**COLLECTED MATERIAL**
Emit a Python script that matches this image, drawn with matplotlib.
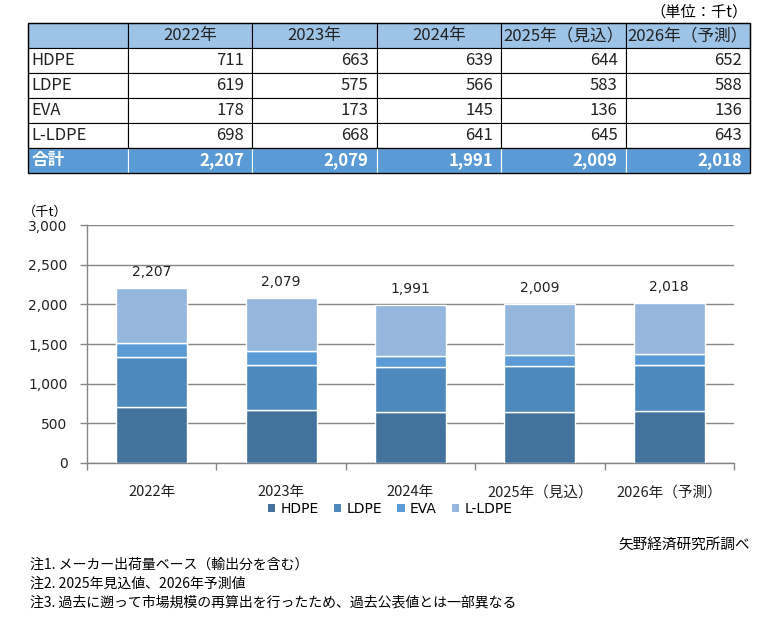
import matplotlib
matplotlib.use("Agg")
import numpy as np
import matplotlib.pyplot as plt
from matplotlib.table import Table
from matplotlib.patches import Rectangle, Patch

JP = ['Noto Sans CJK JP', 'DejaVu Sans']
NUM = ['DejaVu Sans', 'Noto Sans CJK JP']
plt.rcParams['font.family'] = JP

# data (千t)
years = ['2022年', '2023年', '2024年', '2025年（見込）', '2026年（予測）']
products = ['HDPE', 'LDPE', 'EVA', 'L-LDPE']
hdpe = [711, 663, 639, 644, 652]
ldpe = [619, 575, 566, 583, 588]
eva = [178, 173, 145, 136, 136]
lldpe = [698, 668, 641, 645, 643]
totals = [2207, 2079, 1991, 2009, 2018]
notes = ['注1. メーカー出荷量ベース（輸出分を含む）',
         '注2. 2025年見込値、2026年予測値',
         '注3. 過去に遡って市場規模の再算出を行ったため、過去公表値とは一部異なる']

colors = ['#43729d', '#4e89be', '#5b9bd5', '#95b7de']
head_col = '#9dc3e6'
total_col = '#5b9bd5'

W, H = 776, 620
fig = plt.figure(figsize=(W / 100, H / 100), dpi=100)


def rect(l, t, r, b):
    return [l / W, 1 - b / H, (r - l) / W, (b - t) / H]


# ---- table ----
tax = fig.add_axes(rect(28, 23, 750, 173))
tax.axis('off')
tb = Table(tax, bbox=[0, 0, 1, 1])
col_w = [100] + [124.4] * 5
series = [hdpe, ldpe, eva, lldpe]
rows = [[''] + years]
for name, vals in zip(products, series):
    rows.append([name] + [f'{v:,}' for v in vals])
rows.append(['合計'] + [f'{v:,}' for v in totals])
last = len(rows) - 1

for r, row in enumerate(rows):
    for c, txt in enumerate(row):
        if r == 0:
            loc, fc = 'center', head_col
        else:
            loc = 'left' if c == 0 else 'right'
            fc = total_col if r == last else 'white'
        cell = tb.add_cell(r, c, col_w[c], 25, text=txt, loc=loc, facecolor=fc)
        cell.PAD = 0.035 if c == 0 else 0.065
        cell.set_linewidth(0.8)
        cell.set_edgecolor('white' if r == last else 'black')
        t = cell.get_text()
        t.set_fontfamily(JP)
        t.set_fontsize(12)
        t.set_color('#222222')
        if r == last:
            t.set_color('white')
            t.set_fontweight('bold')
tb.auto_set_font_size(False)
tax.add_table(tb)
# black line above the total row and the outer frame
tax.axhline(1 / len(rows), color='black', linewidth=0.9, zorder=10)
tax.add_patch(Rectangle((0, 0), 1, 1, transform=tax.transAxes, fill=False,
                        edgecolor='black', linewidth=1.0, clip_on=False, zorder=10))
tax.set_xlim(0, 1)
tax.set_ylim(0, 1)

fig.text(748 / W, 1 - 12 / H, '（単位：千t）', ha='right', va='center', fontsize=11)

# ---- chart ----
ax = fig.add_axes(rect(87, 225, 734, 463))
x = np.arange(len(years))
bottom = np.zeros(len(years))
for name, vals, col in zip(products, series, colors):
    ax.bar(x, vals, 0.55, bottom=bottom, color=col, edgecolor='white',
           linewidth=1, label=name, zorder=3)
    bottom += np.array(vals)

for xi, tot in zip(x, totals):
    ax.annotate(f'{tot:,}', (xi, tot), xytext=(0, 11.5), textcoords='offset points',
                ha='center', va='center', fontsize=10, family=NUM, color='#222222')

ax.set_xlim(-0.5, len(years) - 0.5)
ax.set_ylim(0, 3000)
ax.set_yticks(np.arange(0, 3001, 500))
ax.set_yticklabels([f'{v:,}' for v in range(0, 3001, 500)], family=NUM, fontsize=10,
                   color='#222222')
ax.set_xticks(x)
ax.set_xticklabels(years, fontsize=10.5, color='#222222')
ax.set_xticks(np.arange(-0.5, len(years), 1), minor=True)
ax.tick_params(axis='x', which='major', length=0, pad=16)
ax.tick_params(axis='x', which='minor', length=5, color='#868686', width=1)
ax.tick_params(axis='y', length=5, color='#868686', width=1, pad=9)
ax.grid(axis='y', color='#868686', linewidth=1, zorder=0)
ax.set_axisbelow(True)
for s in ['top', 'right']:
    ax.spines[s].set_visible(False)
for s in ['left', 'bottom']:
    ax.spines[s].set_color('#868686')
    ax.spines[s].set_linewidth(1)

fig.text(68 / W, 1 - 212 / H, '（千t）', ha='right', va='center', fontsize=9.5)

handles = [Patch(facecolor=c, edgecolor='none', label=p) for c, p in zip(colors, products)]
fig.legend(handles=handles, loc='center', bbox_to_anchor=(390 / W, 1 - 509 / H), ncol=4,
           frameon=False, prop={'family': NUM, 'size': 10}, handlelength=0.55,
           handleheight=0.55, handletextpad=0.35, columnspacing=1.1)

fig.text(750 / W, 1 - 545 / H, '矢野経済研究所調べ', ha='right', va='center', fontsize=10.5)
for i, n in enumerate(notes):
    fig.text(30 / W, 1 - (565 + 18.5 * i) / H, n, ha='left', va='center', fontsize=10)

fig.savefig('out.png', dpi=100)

**DIRECTION**
Leave every image out, and retype the material exactly.

**ANSWER IN FULL**
Emit a Python script that matches this image, drawn with matplotlib.
import matplotlib
matplotlib.use("Agg")
import numpy as np
import matplotlib.pyplot as plt
from matplotlib.table import Table
from matplotlib.patches import Rectangle, Patch

JP = ['Noto Sans CJK JP', 'DejaVu Sans']
NUM = ['DejaVu Sans', 'Noto Sans CJK JP']
plt.rcParams['font.family'] = JP

# data (千t)
years = ['2022年', '2023年', '2024年', '2025年（見込）', '2026年（予測）']
products = ['HDPE', 'LDPE', 'EVA', 'L-LDPE']
hdpe = [711, 663, 639, 644, 652]
ldpe = [619, 575, 566, 583, 588]
eva = [178, 173, 145, 136, 136]
lldpe = [698, 668, 641, 645, 643]
totals = [2207, 2079, 1991, 2009, 2018]
notes = ['注1. メーカー出荷量ベース（輸出分を含む）',
         '注2. 2025年見込値、2026年予測値',
         '注3. 過去に遡って市場規模の再算出を行ったため、過去公表値とは一部異なる']

colors = ['#43729d', '#4e89be', '#5b9bd5', '#95b7de']
head_col = '#9dc3e6'
total_col = '#5b9bd5'

W, H = 776, 620
fig = plt.figure(figsize=(W / 100, H / 100), dpi=100)


def rect(l, t, r, b):
    return [l / W, 1 - b / H, (r - l) / W, (b - t) / H]


# ---- table ----
tax = fig.add_axes(rect(28, 23, 750, 173))
tax.axis('off')
tb = Table(tax, bbox=[0, 0, 1, 1])
col_w = [100] + [124.4] * 5
series = [hdpe, ldpe, eva, lldpe]
rows = [[''] + years]
for name, vals in zip(products, series):
    rows.append([name] + [f'{v:,}' for v in vals])
rows.append(['合計'] + [f'{v:,}' for v in totals])
last = len(rows) - 1

for r, row in enumerate(rows):
    for c, txt in enumerate(row):
        if r == 0:
            loc, fc = 'center', head_col
        else:
            loc = 'left' if c == 0 else 'right'
            fc = total_col if r == last else 'white'
        cell = tb.add_cell(r, c, col_w[c], 25, text=txt, loc=loc, facecolor=fc)
        cell.PAD = 0.035 if c == 0 else 0.065
        cell.set_linewidth(0.8)
        cell.set_edgecolor('white' if r == last else 'black')
        t = cell.get_text()
        t.set_fontfamily(JP)
        t.set_fontsize(12)
        t.set_color('#222222')
        if r == last:
            t.set_color('white')
            t.set_fontweight('bold')
tb.auto_set_font_size(False)
tax.add_table(tb)
# black line above the total row and the outer frame
tax.axhline(1 / len(rows), color='black', linewidth=0.9, zorder=10)
tax.add_patch(Rectangle((0, 0), 1, 1, transform=tax.transAxes, fill=False,
                        edgecolor='black', linewidth=1.0, clip_on=False, zorder=10))
tax.set_xlim(0, 1)
tax.set_ylim(0, 1)

fig.text(748 / W, 1 - 12 / H, '（単位：千t）', ha='right', va='center', fontsize=11)

# ---- chart ----
ax = fig.add_axes(rect(87, 225, 734, 463))
x = np.arange(len(years))
bottom = np.zeros(len(years))
for name, vals, col in zip(products, series, colors):
    ax.bar(x, vals, 0.55, bottom=bottom, color=col, edgecolor='white',
           linewidth=1, label=name, zorder=3)
    bottom += np.array(vals)

for xi, tot in zip(x, totals):
    ax.annotate(f'{tot:,}', (xi, tot), xytext=(0, 11.5), textcoords='offset points',
                ha='center', va='center', fontsize=10, family=NUM, color='#222222')

ax.set_xlim(-0.5, len(years) - 0.5)
ax.set_ylim(0, 3000)
ax.set_yticks(np.arange(0, 3001, 500))
ax.set_yticklabels([f'{v:,}' for v in range(0, 3001, 500)], family=NUM, fontsize=10,
                   color='#222222')
ax.set_xticks(x)
ax.set_xticklabels(years, fontsize=10.5, color='#222222')
ax.set_xticks(np.arange(-0.5, len(years), 1), minor=True)
ax.tick_params(axis='x', which='major', length=0, pad=16)
ax.tick_params(axis='x', which='minor', length=5, color='#868686', width=1)
ax.tick_params(axis='y', length=5, color='#868686', width=1, pad=9)
ax.grid(axis='y', color='#868686', linewidth=1, zorder=0)
ax.set_axisbelow(True)
for s in ['top', 'right']:
    ax.spines[s].set_visible(False)
for s in ['left', 'bottom']:
    ax.spines[s].set_color('#868686')
    ax.spines[s].set_linewidth(1)

fig.text(68 / W, 1 - 212 / H, '（千t）', ha='right', va='center', fontsize=9.5)

handles = [Patch(facecolor=c, edgecolor='none', label=p) for c, p in zip(colors, products)]
fig.legend(handles=handles, loc='center', bbox_to_anchor=(390 / W, 1 - 509 / H), ncol=4,
           frameon=False, prop={'family': NUM, 'size': 10}, handlelength=0.55,
           handleheight=0.55, handletextpad=0.35, columnspacing=1.1)

fig.text(750 / W, 1 - 545 / H, '矢野経済研究所調べ', ha='right', va='center', fontsize=10.5)
for i, n in enumerate(notes):
    fig.text(30 / W, 1 - (565 + 18.5 * i) / H, n, ha='left', va='center', fontsize=10)

fig.savefig('out.png', dpi=100)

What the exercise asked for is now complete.